On November 3, 2006, appellees filed a motion to conclude the sale, and a hearing on the motion was set for November 16, 2006. After appellant filed an amended motion to continue the hearing, the trial court reset the case for submission on November 30, 2006. Appellant filed a response to the motion for sale of the property on November 29, 2006. On November 30, 2006, the trial court signed an order granting appellees' motion for sale of the property. On December 12, 2006, appellant filed a notice of appeal seeking "to alter the trial court's judgment or other appealable order . . . signed on November 30, 2006 . . . as it relates to the division of the subject property."

II. Analysis

This appeal is taken from the trial court's November 30, 2006 order granting appellees' motion for sale of the property. However, the issues brought by appellant in this appeal complain only of the October 19, 2006 order granting appellees' motion for the sale of the property incapable of division. (3)

A. Applicable Law

Partition cases involve more than one final, appealable order. Long v. Spencer, 137 S.W.3d 923, 925 (Tex. App.-Dallas 2004, no pet.). This occurs because a partition proceeding is a two-step process. Yturria v. Kimbro, 921 S.W.2d 338, 341 (Tex. App.-Corpus Christi 1996, no writ); see Tex. R. Civ. P. 760 (providing that the trial court shall determine share or interest of each claimant and all questions affecting title to property), 761 (setting out that the court shall determine whether property is subject to partition in kind), 770 (explaining that if the property is not subject to equitable division, the court shall order sale of property and partition the proceeds); see also Hershey v. Duncan, Nos. 13-01-688-CV & 13-02-673-CV, 2004 Tex. App. LEXIS 9784, at *10 (Tex. App.-Corpus Christi Nov. 4, 2004, pet. denied) (providing that the first decree "is a final and appealable order which is conclusive of all matters decreed within it").
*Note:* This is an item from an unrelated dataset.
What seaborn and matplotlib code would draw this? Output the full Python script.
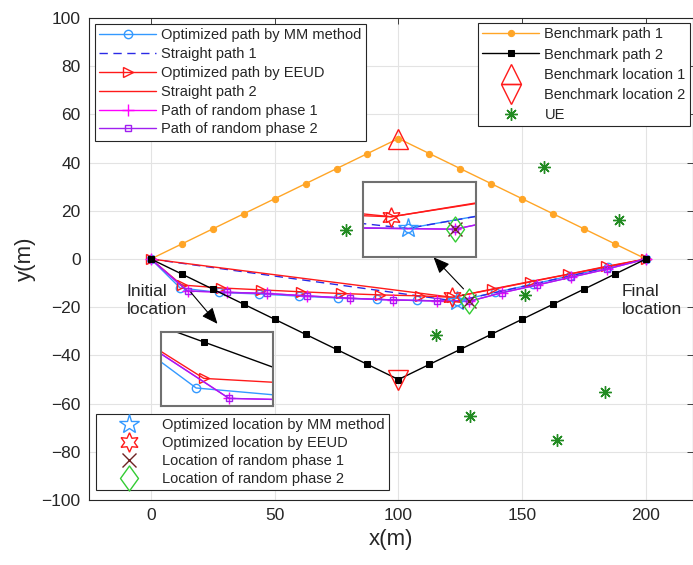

In the first step, the trial court determines whether the property is susceptible to partition or is the subject of a sale, the share or interests of each of the owners, all questions of law or equity affecting the title to the land, and appoints commissioners and instructs them as necessary. See Tex. R. Civ. P. 760, 761, 770; Thomas v. McNair, 882 S.W.2d 870, 876 (Tex. App.-Corpus Christi 1994, no writ); see also Hershey, 2004 Tex. App. LEXIS 9784, at **10-11. Issues determined by the partition order must be challenged following its entry and cannot be attacked collaterally after the entry of a later order or judgment. Long, 137 S.W.3d at 925-26; see Ellis v. First City Nat'l Bank, 864 S.W.2d 555, 557 (Tex. App.-Tyler 1993, no writ) (providing that matters decided in the first order cannot be reviewed in an appeal from the second order); see also Hershey, 2004 Tex. App. LEXIS 9784, at *10. The same rule applies for an order approving the terms of the proposed sale of real property in a partition suit: the terms of that order must be appealed after its entry, before the property is sold. Long, 137 S.W.3d at 925-26.

In the second step of a partition suit, the court enters an order either approving the commissioners' report and giving the parties their share or rejecting the report and appointing other commissioners to partition the land. Ellis, 864 S.W.2d at 557. If the court approves the sale, this second order is a separate and distinct, yet final judgment. See id.B. Issues Related to October First-Step Order

In this case, while we have jurisdiction based on appellant's appeal from the second-step November order to conclude the sale, the scope of our review of her appeal is limited to issues pertaining to the November order. See id. Because appellant did not appeal from the earlier first-step October order, the issues related to that order are not properly before us. See Long, 137 S.W.3d at 925-26. We conclude, therefore, that this Court is without jurisdiction to address appellant's two issues--the sole issues brought for our review. (4) See id.

III. Conclusion

Accordingly, we dismiss the appeal for want of jurisdiction.

NELDA V. RODRIGUEZ

Justice



Memorandum Opinion delivered and

filed this 21st day of August, 2008.

1.

This appeal was transferred to this Court from the Ninth Court of Appeals by order of the Texas Supreme Court. See Tex. Gov't Code Ann. § 22.220 (Vernon 2004) (delineating the jurisdiction of appellate courts); id. § 73.001 (Vernon 2005) (granting the supreme court the authority to transfer cases from one court of appeals to another at any time that there is "good cause" for the transfer). In addition, we note that the Beaumont Court of Appeals recently issued an opinion in a breach of contract case involving the same parties and property; however, the issues are distinct from those presented in this transfer case. See Lytz v. Whaley, No. 09-07-371 CV, 2008 Tex. App. LEXIS 5684 (Tex. App.-Beaumont July 31, 2008, no pet. h.) (mem. op.).

2.

The other co-owners of the property, Ruth Brogdon, Claudia Taylor, Carole Yeager, and Connie Lambert, did not file answers in the original lawsuit and are not parties to this appeal.

3.

On appeal, appellant argues, in her first issue, that the trial court abused its discretion in impliedly denying her motions for continuance filed prior to the entry of the October order. Appellant also complains briefly, in this same issue, that she filed a motion for continuance on November 13, 2006, which was granted and signed without her appearance or that of her counsel. However, the trial court did continue the hearing after her motion was filed and did not rule on the motion until after appellant's response had been filed. Without more, these arguments are not persuasive.

4. All motions pending in this Court are dismissed as moot.